That’s because Orbach is aiming to understand reproduction in animals like dolphins, harbour porpoises and harbour seals. Rather inconveniently for her, these critters aren’t exactly exhibitionists: Much of their time is spent underwater and out at sea. So, she found a way to bring their mating habits to her, by studying their anatomy in the lab. A new paper published in the journal Proceedings of the Royal Society B recounts the latest results of her work.
Orbach was inspired by work done on insects and lizards. Researchers let them mate naturally, then dropped them in liquid nitrogen to flash freeze them and their active genitalia. It’s a technique she described to Newsweek as “really exciting, but totally not feasible for anything larger than a tiny insect.”
Larger as in, say, a 70-pound male harbor porpoise, whose penis (which is retractable and prehensile, by the way) you can see to scale here, in extremely rare footage of an above-surface mating attempt:
Orbach started by reaching out to a network of research and conservation scientists, requesting corpses of recently deceased harbour porpoises, common bottlenose dolphins, short-beaked common dolphins and harbour seals. Each animal’s reproductive tract was cut out, frozen and shipped to Orbach and her colleagues to study.
The team wanted to see how the penises and vaginas fit together. So, Orbach took casts of the vaginas and then the team needed to inflate the penises to mimic how they behave in live animals.
That’s trickier than it may sound, since the animals Orbach studies have, as she describes it, “a very different penis type” from humans and many other mammals. Those penises are encased by sponge-like tissue, which fills with blood to create an erection. Not so in dolphins, porpoises, seals and their relatives. “It’s full of tough elastin tissue, so it’s very resistant to bending,” Orbach says. Colleague Diane Kelly, a biologist at the University of Massachusetts, realized she needed a way to pressurize salt water to pump into the penises.
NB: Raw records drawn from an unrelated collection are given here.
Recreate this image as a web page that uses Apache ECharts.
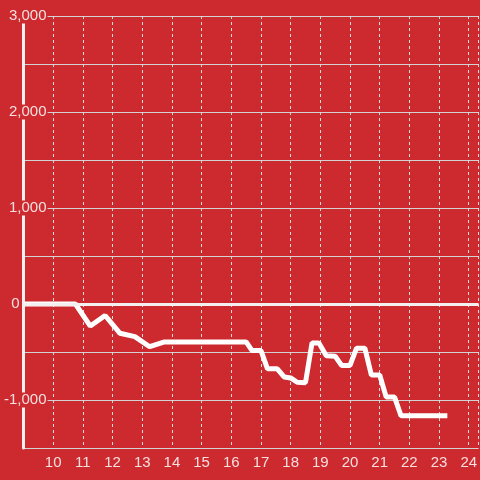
<!DOCTYPE html>
<html>
<head>
<meta charset="utf-8">
<script src="https://cdn.jsdelivr.net/npm/echarts@6/dist/echarts.min.js"></script>
<style>
html,body{margin:0;padding:0;background:#cc2a2f;}
#c{width:480px;height:480px;}
</style>
</head>
<body>
<div id="c"></div>
<script>
var hours = [9, 10.75, 11.25, 11.75, 12.25, 12.75, 13.25, 13.75, 16.5, 16.7, 17.0, 17.22, 17.55, 17.78, 18.0, 18.22, 18.5, 18.72, 18.95, 19.2, 19.5, 19.72, 20.0, 20.22, 20.5, 20.72, 21.0, 21.22, 21.5, 21.72, 23.28];
var values = [0, 0, -230, -120, -305, -340, -445, -395, -395, -485, -485, -675, -675, -760, -770, -815, -820, -405, -405, -540, -545, -640, -640, -460, -460, -740, -740, -970, -970, -1165, -1165];
var xTicks = [10, 11, 12, 13, 14, 15, 16, 17, 18, 19, 20, 21, 22, 23, 24];
var yLabelled = [-1000, 0, 1000, 2000, 3000];

var BG = '#cc2a2f';
var pts = hours.map(function (h, i) { return [h, values[i]]; });
function fmt(v) { return v.toLocaleString('en-US'); }

var chart = echarts.init(document.getElementById('c'));
chart.setOption({
  animation: false,
  backgroundColor: BG,
  grid: { left: 20, right: 0, top: 16, bottom: 32 },
  xAxis: {
    type: 'value', min: 9, max: 24.3333, interval: 1,
    axisLine: { show: false }, axisTick: { show: false },
    axisLabel: {
      margin: 7, color: 'rgba(255,255,255,0.85)', fontSize: 15, fontFamily: 'Liberation Sans',
      showMinLabel: false, showMaxLabel: false,
      formatter: function (v) { return xTicks.indexOf(v) >= 0 ? String(v) : ''; }
    },
    splitLine: { show: true, lineStyle: { color: '#dcdcdc', type: [3, 3], width: 1 } }
  },
  yAxis: [{
    type: 'value', min: -1500, max: 3000, interval: 500, z: 5,
    axisLine: { show: true, lineStyle: { color: '#f4f0f0', width: 3 } },
    axisTick: { show: false },
    splitLine: { show: false },
    axisLabel: {
      margin: -24, color: 'rgba(255,255,255,0.85)', fontSize: 15, fontFamily: 'Liberation Sans',
      formatter: function (v) {
        if (yLabelled.indexOf(v) < 0) return '';
        if (v === 0) return '{z|0}';
        return '{b|' + fmt(v) + '}';
      },
      rich: {
        b: { backgroundColor: BG, padding: [0, 1, 0, 1], lineHeight: 16, color: 'rgba(255,255,255,0.85)', fontSize: 15, fontFamily: 'Liberation Sans' },
        z: { padding: [0, 28, 0, 0], color: 'rgba(255,255,255,0.85)', fontSize: 15, fontFamily: 'Liberation Sans' }
      }
    }
  }, {
    type: 'value', min: -1500, max: 3000, interval: 500, z: 0, position: 'left',
    axisLine: { show: false }, axisTick: { show: false }, axisLabel: { show: false },
    splitLine: { show: true, lineStyle: { color: '#d2d2d2', width: 1 } }
  }],
  series: [{
    type: 'line', data: pts, yAxisIndex: 0, showSymbol: false, symbol: 'none',
    lineStyle: { color: '#ffffff', width: 5 },
    markLine: {
      silent: true, symbol: 'none', label: { show: false },
      lineStyle: { color: '#f4f0f0', width: 3, type: 'solid' },
      data: [{ yAxis: 0 }]
    }
  }]
});
</script>
</body>
</html>
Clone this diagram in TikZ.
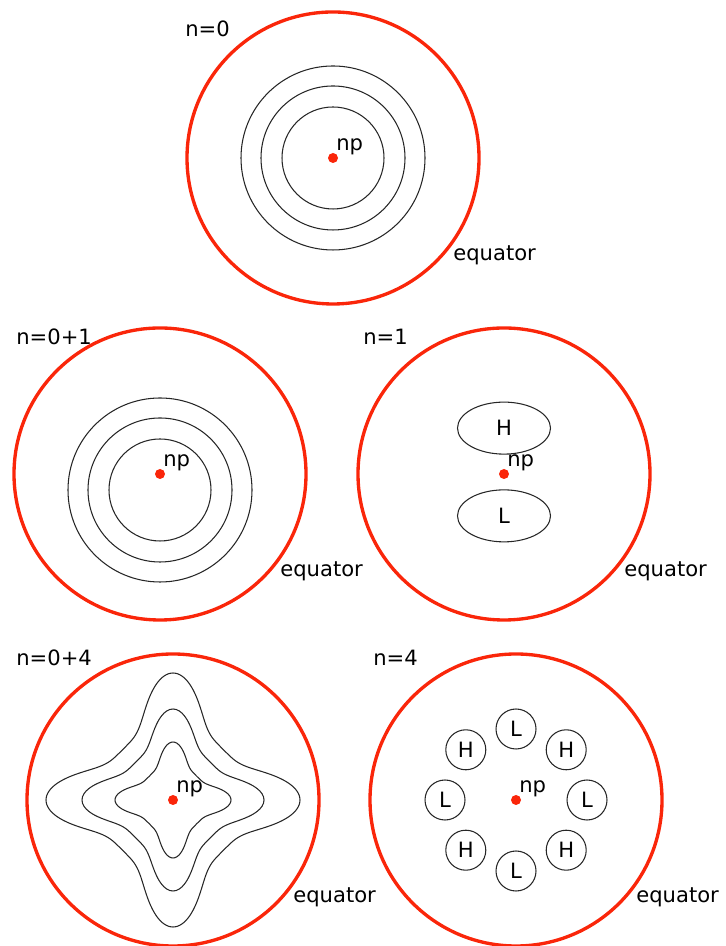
\documentclass[tikz,border=0pt]{standalone}
\usepackage{fontspec}
\setmainfont{DejaVu Sans}
\usetikzlibrary{shapes.geometric, positioning, calc}
\definecolor{eqred}{RGB}{250,38,10}

\begin{document}
\begin{tikzpicture}[font=\fontsize{12}{14}\selectfont,
    equator/.style={draw=eqred, line width=1.9pt},
    isoline/.style={draw=black!85, line width=0.6pt},
    npdot/.style={circle, fill=eqred, inner sep=0pt, minimum size=0.2cm},
    txt/.style={inner sep=0pt, anchor=base west},
    blob/.style={ellipse, draw=black!85, line width=0.6pt, inner sep=0pt, minimum width=1.86cm, minimum height=1.04cm},
    spot/.style={circle, draw=black!85, line width=0.6pt, inner sep=0pt, minimum size=0.8cm}]
    \useasboundingbox (0,0) rectangle (14.5,18.92);
    % n=0
    \node[npdot] (np0) at (6.66,15.76) {};
    \draw[equator] (np0) circle (2.92);
    \foreach \r in {1.02,1.44,1.84} \draw[isoline] (np0) circle (\r);
    \node[txt] (lbl0) at (3.70,18.19) {n=0};
    \node[txt] (np0t) at ($(np0)+(0.06,0.14)$) {np};
    \node[txt] (eq0) at ($(np0)+(2.40,-2.06)$) {equator};
    % n=0+1
    \node[npdot] (np01) at (3.20,9.44) {};
    \draw[equator] (np01) circle (2.92);
    \foreach \r in {1.02,1.44,1.84} \draw[isoline] ($(np01)+(0,-0.32)$) circle (\r);
    \node[txt] (lbl01) at (0.32,12.02) {n=0+1};
    \node[txt] (np01t) at ($(np01)+(0.06,0.14)$) {np};
    \node[txt] (eq01) at ($(np01)+(2.40,-2.06)$) {equator};
    % n=1
    \node[npdot] (np1) at (10.08,9.44) {};
    \draw[equator] (np1) circle (2.92);
    \node[blob, above=0.28cm of np1] (hi1) {H};
    \node[blob, below=0.2cm of np1] (lo1) {L};
    \node[txt] (lbl1) at (7.26,12.03) {n=1};
    \node[txt] (np1t) at ($(np1)+(0.06,0.14)$) {np};
    \node[txt] (eq1) at ($(np1)+(2.40,-2.06)$) {equator};
    % n=0+4
    \node[npdot] (np04) at (3.46,2.92) {};
    \draw[equator] (np04) circle (2.92);
    \foreach \tp/\dg in {2.54/1.42, 1.82/1.06, 1.16/0.67}
        \draw[isoline, shift={(np04.center)}] plot[domain=0:358, samples=180, smooth cycle]
            ({(\dg+(\tp-\dg)*exp(-((mod(\x+45,90)-45)/18.5)*((mod(\x+45,90)-45)/18.5)))*cos(\x)},
             {(\dg+(\tp-\dg)*exp(-((mod(\x+45,90)-45)/18.5)*((mod(\x+45,90)-45)/18.5)))*sin(\x)});
    \node[txt] (lbl04) at (0.32,5.60) {n=0+4};
    \node[txt] (np04t) at ($(np04)+(0.06,0.14)$) {np};
    \node[txt] (eq04) at ($(np04)+(2.40,-2.06)$) {equator};
    % n=4
    \node[npdot] (np4) at (10.32,2.92) {};
    \draw[equator] (np4) circle (2.92);
    \foreach \a/\s [count=\i] in {90/L,45/H,0/L,-45/H,-90/L,-135/H,180/L,135/H}
        \node[spot] (hl\i) at ($(np4)+(\a:1.42)$) {\s};
    \node[txt] (lbl4) at (7.46,5.60) {n=4};
    \node[txt] (np4t) at ($(np4)+(0.06,0.14)$) {np};
    \node[txt] (eq4) at ($(np4)+(2.40,-2.06)$) {equator};
\end{tikzpicture}
\end{document}
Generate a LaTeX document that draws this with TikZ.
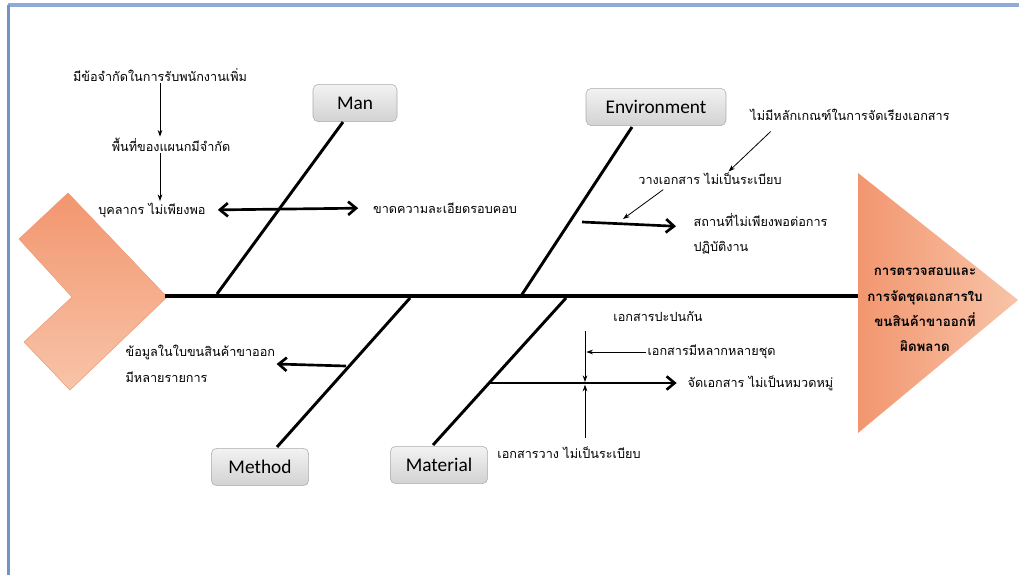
\documentclass[tikz,border=0pt]{standalone}
\usepackage{fontspec}
\newfontfamily\thaifont[Script=Thai]{Loma}
\newfontfamily\boxfont{Carlito}
\usetikzlibrary{arrows.meta}
\definecolor{frameblue}{HTML}{8FAAD6}
\definecolor{frameside}{HTML}{7392C6}
\definecolor{fishdark}{HTML}{F2966F}
\definecolor{fishlight}{HTML}{F8C4A8}
\definecolor{fishline}{HTML}{EE9A78}
\begin{document}
\begin{tikzpicture}[x=0.75pt,y=-0.75pt]
	\tikzstyle{Cat} = [rectangle, rounded corners=4pt, minimum height=28pt, text centered, draw=gray!65, top color=gray!10, bottom color=gray!35, font=\boxfont\fontsize{14.5}{17}\selectfont]
	\tikzstyle{Cause} = [font=\thaifont\fontsize{9.5}{19}\selectfont, inner sep=1pt, align=left]
	\tikzstyle{bone} = [line width=2.2pt]
	\tikzstyle{arrow} = [line width=2pt, -{Straight Barb[length=6pt,width=10pt]}]
	\tikzstyle{thin} = [line width=0.6pt, -{Stealth[length=5pt,width=3.5pt]}]

	\useasboundingbox (0,0) rectangle (1019,575);
	\fill[white] (0,0) rectangle (1019,575);
	% window frame
	\fill[frameblue] (8,3) rectangle (1019,7);
	\fill[frameside] (7,5) rectangle (10,575);

	% tail and head
	\shade[top color=fishdark, bottom color=fishlight, draw=fishline] (68,193) -- (167,297) -- (70,390) -- (24,342) -- (72,297) -- (19,239) -- cycle;
	\shade[left color=fishdark, right color=fishlight] (858,173) -- (1018,300) -- (858,433) -- cycle;
	\node (problem) [font=\thaifont\bfseries\fontsize{10}{19}\selectfont, align=center] at (925,310) {การตรวจสอบและ\\การจัดชุดเอกสารใบ\\ขนสินค้าขาออกที่\\ผิดพลาด};

	% spine
	\coordinate (tail) at (165,296);
	\coordinate (head) at (858,296);
	\draw [line width=3pt] (tail) -- (head);

	% categories
	\node (man) [Cat, minimum width=63pt] at (355,103) {Man};
	\node (env) [Cat, minimum width=105pt] at (656,107) {Environment};
	\node (method) [Cat, minimum width=73pt] at (260,467) {Method};
	\node (material) [Cat, minimum width=73pt] at (439,465) {Material};
	\coordinate (manEnd) at (217,294);
	\coordinate (envEnd) at (521,296);
	\coordinate (methodEnd) at (410,298);
	\coordinate (materialEnd) at (566,298);
	\draw [bone] (343,122) -- (manEnd);
	\draw [bone] (632,127) -- (envEnd);
	\draw [bone] (277,447) -- (methodEnd);
	\draw [bone] (433,445) -- (materialEnd);

	% man
	\node (limit) [Cause] at (160,75) {มีข้อจำกัดในการรับพนักงานเพิ่ม};
	\node (space) [Cause] at (171,145) {พื้นที่ของแผนกมีจำกัด};
	\node (staff) [Cause] at (152,210) {บุคลากร ไม่เพียงพอ};
	\node (detail) [Cause] at (445,208) {ขาดความละเอียดรอบคอบ};
	\draw [thin] (limit.south) -- (limit.south |- space.north);
	\draw [thin] (limit.south |- space.south) -- (limit.south |- staff.north);
	\draw [arrow, {Straight Barb[length=6pt,width=10pt]}-{Straight Barb[length=6pt,width=10pt]}, shorten <=8pt, shorten >=10pt] (staff.east) -- (detail.west);

	% method
	\coordinate (methodA) at (346,366);
	\node (items) [Cause, anchor=west] at (124,364) {ข้อมูลในใบขนสินค้าขาออก\\มีหลายรายการ};
	\draw [arrow] (methodA) -- (items.east);

	% environment
	\coordinate (envA) at (582,222);
	\coordinate (envB) at (623,219);
	\node (rule) [Cause] at (850,115) {ไม่มีหลักเกณฑ์ในการจัดเรียงเอกสาร};
	\node (arrange) [Cause] at (710,179) {วางเอกสาร ไม่เป็นระเบียบ};
	\node (place) [Cause, anchor=west] at (692,234) {สถานที่ไม่เพียงพอต่อการ\\ปฏิบัติงาน};
	\draw [arrow, shorten >=12pt] (envA) -- (place.west |- 0,227);
	\draw [thin, shorten <=10pt] (rule.186) -- (arrange.22);
	\draw [thin, shorten <=4pt] (arrange.190) -- (envB);

	% material
	\coordinate (matA) at (489,383);
	\coordinate (matB) at (585,382);
	\node (sort) [Cause, anchor=west] at (686,383) {จัดเอกสาร ไม่เป็นหมวดหมู่};
	\node (mixed) [Cause] at (658,316) {เอกสารปะปนกัน};
	\node (variety) [Cause, anchor=west] at (646,352) {เอกสารมีหลากหลายชุด};
	\node (loose) [Cause] at (569,453) {เอกสารวาง ไม่เป็นระเบียบ};
	\draw [arrow, shorten >=7pt] (matA) -- (sort.west);
	\draw [thin, shorten <=6pt] (matB |- mixed.south) -- (matB);
	\draw [thin, shorten >=1pt] (variety.west) -- (variety.west -| matB);
	\draw [thin, shorten <=6pt] (matB |- loose.north) -- ([yshift=-2pt]matB);
\end{tikzpicture}
\end{document}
She turned to the gas, nitrogen, that is pressurized to put bubbles in a Guinness or a nitro brew coffee. That gave the salt water enough force to push its way into each penis.
Then, the scientists set about understanding how each species’ anatomy fit together. That included inserting each preserved penis into its matching vagina to scan, plus creating 3-D models of the interactions.
Looking at the pairs, Orbach says she and her colleagues were struck by the tight fit. “We were basically looking at two identical structures,” she says. “This is coevolution at its finest.” The team saw two different types of this phenomenon, in which the penis and vagina change in lockstep with each other.